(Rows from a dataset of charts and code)
■ ■ ■ ■ ■

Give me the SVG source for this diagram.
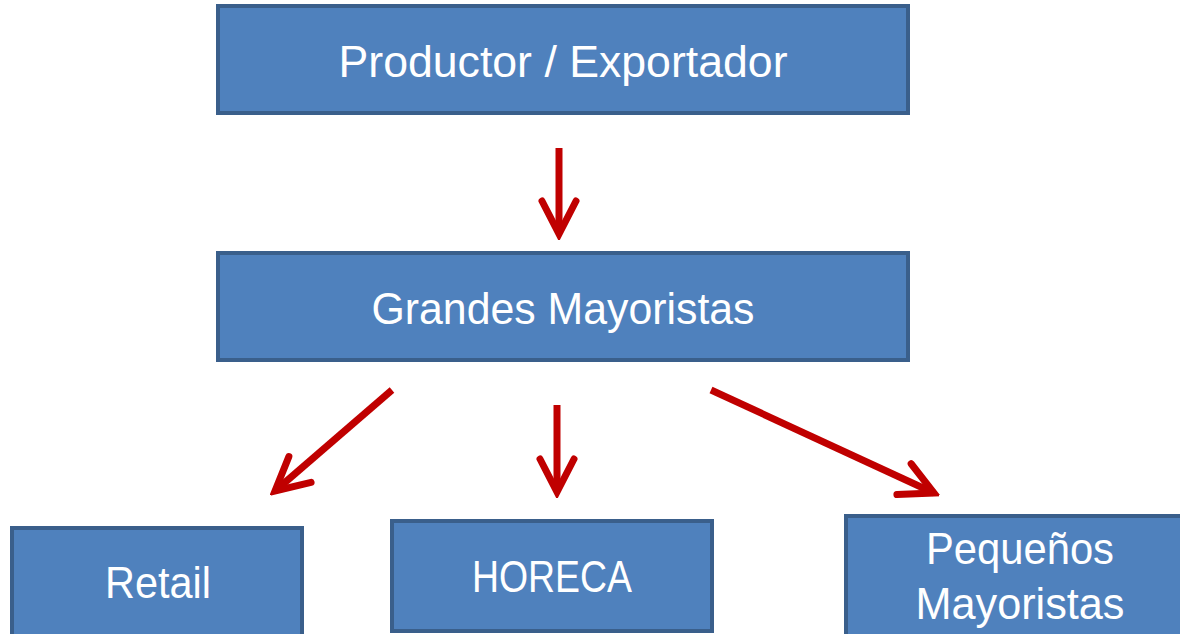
<svg xmlns="http://www.w3.org/2000/svg" width="1180" height="634" viewBox="0 0 1180 634">
<defs>
<style>
.box{fill:#4F81BD;stroke:#3A5F8B;stroke-width:4}
.lbl{fill:#FFFFFF;font-family:"Liberation Sans",Arial,sans-serif;font-size:45px;text-anchor:middle}
.conn{fill:none;stroke:#C00000;stroke-width:7}
</style>
<marker id="head" markerUnits="userSpaceOnUse" viewBox="-40 -22 46 44" refX="0" refY="0" markerWidth="46" markerHeight="44" orient="auto">
<path d="M-33,-17 L0,0 L-33,17" fill="none" stroke="#C00000" stroke-width="7" stroke-linecap="round" stroke-linejoin="miter"/>
</marker>
</defs>
<rect width="1180" height="634" fill="#FFFFFF"/>
<g id="connectors">
<path class="conn" d="M559,148 L559,234" marker-end="url(#head)"/>
<path class="conn" d="M392,390 L275,491" marker-end="url(#head)"/>
<path class="conn" d="M557,405 L557,492" marker-end="url(#head)"/>
<path class="conn" d="M711,390 L934,493" marker-end="url(#head)"/>
</g>
<g id="productor">
<rect class="box" x="218" y="6" width="690" height="107"/>
<text class="lbl" x="563" y="77" textLength="449" lengthAdjust="spacingAndGlyphs">Productor / Exportador</text>
</g>
<g id="grandes">
<rect class="box" x="218" y="253" width="690" height="107"/>
<text class="lbl" x="563" y="324" textLength="383" lengthAdjust="spacingAndGlyphs">Grandes Mayoristas</text>
</g>
<g id="retail">
<rect class="box" x="12" y="528" width="290" height="110"/>
<text class="lbl" x="158" y="598" textLength="106" lengthAdjust="spacingAndGlyphs">Retail</text>
</g>
<g id="horeca">
<rect class="box" x="392" y="521" width="320" height="110"/>
<text class="lbl" x="552" y="592" textLength="160" lengthAdjust="spacingAndGlyphs">HORECA</text>
</g>
<g id="pequenos">
<rect class="box" x="846" y="516" width="340" height="122"/>
<text class="lbl" x="1020" y="564" textLength="188" lengthAdjust="spacingAndGlyphs">Pequeños</text>
<text class="lbl" x="1020" y="619" textLength="209" lengthAdjust="spacingAndGlyphs">Mayoristas</text>
</g>
</svg>
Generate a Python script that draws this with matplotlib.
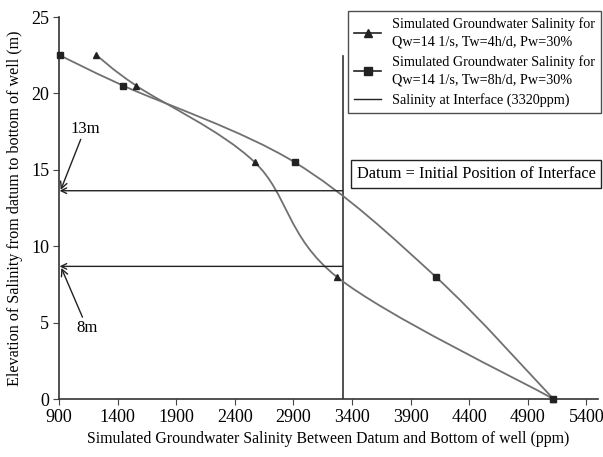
import matplotlib
matplotlib.use("Agg")
import matplotlib.pyplot as plt
import numpy as np
from matplotlib.path import Path
from matplotlib.patches import PathPatch
from matplotlib.lines import Line2D

plt.rcParams['font.family'] = ['Liberation Serif', 'DejaVu Serif']

# data
sal_4h = [1220, 1560, 2570, 3270, 5120]
elev_4h = [22.5, 20.5, 15.5, 8.0, 0.0]
sal_8h = [905, 1450, 2910, 4115, 5120]
elev_8h = [22.5, 20.5, 15.5, 8.0, 0.0]
interface_sal = 3320
interface_top = 22.45
level_13 = 13.63
level_8 = 8.68
xticks = [900, 1400, 1900, 2400, 2900, 3400, 3900, 4400, 4900, 5400]
yticks = [0, 5, 10, 15, 20, 25]

curve_col = '#707070'
mark_col = '#222222'

fig = plt.figure(figsize=(6.03, 4.57), dpi=100)
ax = fig.add_axes([0.0978, 0.1269, 0.8939, 0.8359])
ax.set_xlim(900, 5500)
ax.set_ylim(0, 25)

# pixel scale, used so the smoothing looks like Excel's
sx = 0.11704
sy = 15.28


def smooth_path(xs, ys):
    p = np.column_stack([np.array(xs) * sx, np.array(ys) * sy])
    n = len(p)
    verts = [p[0]]
    codes = [Path.MOVETO]
    for i in range(n - 1):
        p0 = p[i - 1] if i > 0 else p[i]
        p1 = p[i]
        p2 = p[i + 1]
        p3 = p[i + 2] if i + 2 < n else p[i + 1]
        c1 = p1 + (p2 - p0) / 6
        c2 = p2 - (p3 - p1) / 6
        verts += [c1, c2, p2]
        codes += [Path.CURVE4] * 3
    verts = np.array(verts)
    verts[:, 0] /= sx
    verts[:, 1] /= sy
    return Path(verts, codes)


for xs, ys, m, ms in [(sal_4h, elev_4h, '^', 4), (sal_8h, elev_8h, 's', 4.5)]:
    ax.add_patch(PathPatch(smooth_path(xs, ys), facecolor='none',
                           edgecolor=curve_col, lw=1.3, zorder=3))
    ax.plot(xs, ys, ls='none', marker=m, ms=ms, color=mark_col, zorder=4,
            clip_on=False)

ax.plot([interface_sal, interface_sal], [0, interface_top], color='#333333', lw=1.2)

arrow = dict(arrowstyle='->', color='#222222', lw=1.0, shrinkA=0, shrinkB=0)
for lvl in [level_13, level_8]:
    ax.annotate('', xy=(905, lvl), xytext=(interface_sal, lvl), arrowprops=arrow)

ax.annotate('13m', xy=(915, level_13 + 0.05), xytext=(1122, 17.7), fontsize=12,
            ha='center', va='center', arrowprops=arrow)
ax.annotate('8m', xy=(920, level_8 - 0.1), xytext=(1140, 4.65), fontsize=12,
            ha='center', va='center', arrowprops=arrow)

for s in ['top', 'right']:
    ax.spines[s].set_visible(False)
for s in ['left', 'bottom']:
    ax.spines[s].set_color('#333333')
    ax.spines[s].set_linewidth(1.2)

ax.set_xticks(xticks)
ax.set_yticks(yticks)
ax.tick_params(labelsize=13, length=4, direction='out', color='#444444', pad=3)
ax.set_xlabel('Simulated Groundwater Salinity Between Datum and Bottom of well (ppm)',
              fontsize=11.4, labelpad=4)
ax.set_ylabel('Elevation of Salinity from datum to bottom of well (m)',
              fontsize=11.6, labelpad=6)

handles = [
    Line2D([], [], color=mark_col, marker='^', ms=6, lw=1.2),
    Line2D([], [], color=mark_col, marker='s', ms=6, lw=1.2),
    Line2D([], [], color=mark_col, lw=1.0),
]
labels = ['Simulated Groundwater Salinity for\nQw=14 1/s, Tw=4h/d, Pw=30%',
          'Simulated Groundwater Salinity for\nQw=14 1/s, Tw=8h/d, Pw=30%',
          'Salinity at Interface (3320ppm)']
leg = fig.legend(handles, labels, loc='upper left', bbox_to_anchor=(348 / 603, 1 - 11 / 457),
                 fontsize=10.2, frameon=True, fancybox=False, edgecolor='#222222',
                 handlelength=1.9, handletextpad=0.75, borderpad=0.45, labelspacing=0.45,
                 borderaxespad=0)
leg.get_frame().set_linewidth(1.0)
for t in leg.get_texts():
    t.set_linespacing(1.45)

fig.text(476 / 603, 1 - 174 / 457, 'Datum = Initial Position of Interface', fontsize=11.8,
         ha='center', va='center',
         bbox=dict(boxstyle='square,pad=0.35', facecolor='white', edgecolor='#222222', lw=1.0))

fig.savefig('out.png', dpi=100)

■ ■ ■ ■ ■

» WHAT IS EXPECTED
Gather each line from the listing above that holds "matplotlib".

» RESPONSE
Generate a Python script that draws this with matplotlib.
import matplotlib
matplotlib.use("Agg")
import matplotlib.pyplot as plt
from matplotlib.path import Path
from matplotlib.patches import PathPatch
from matplotlib.lines import Line2D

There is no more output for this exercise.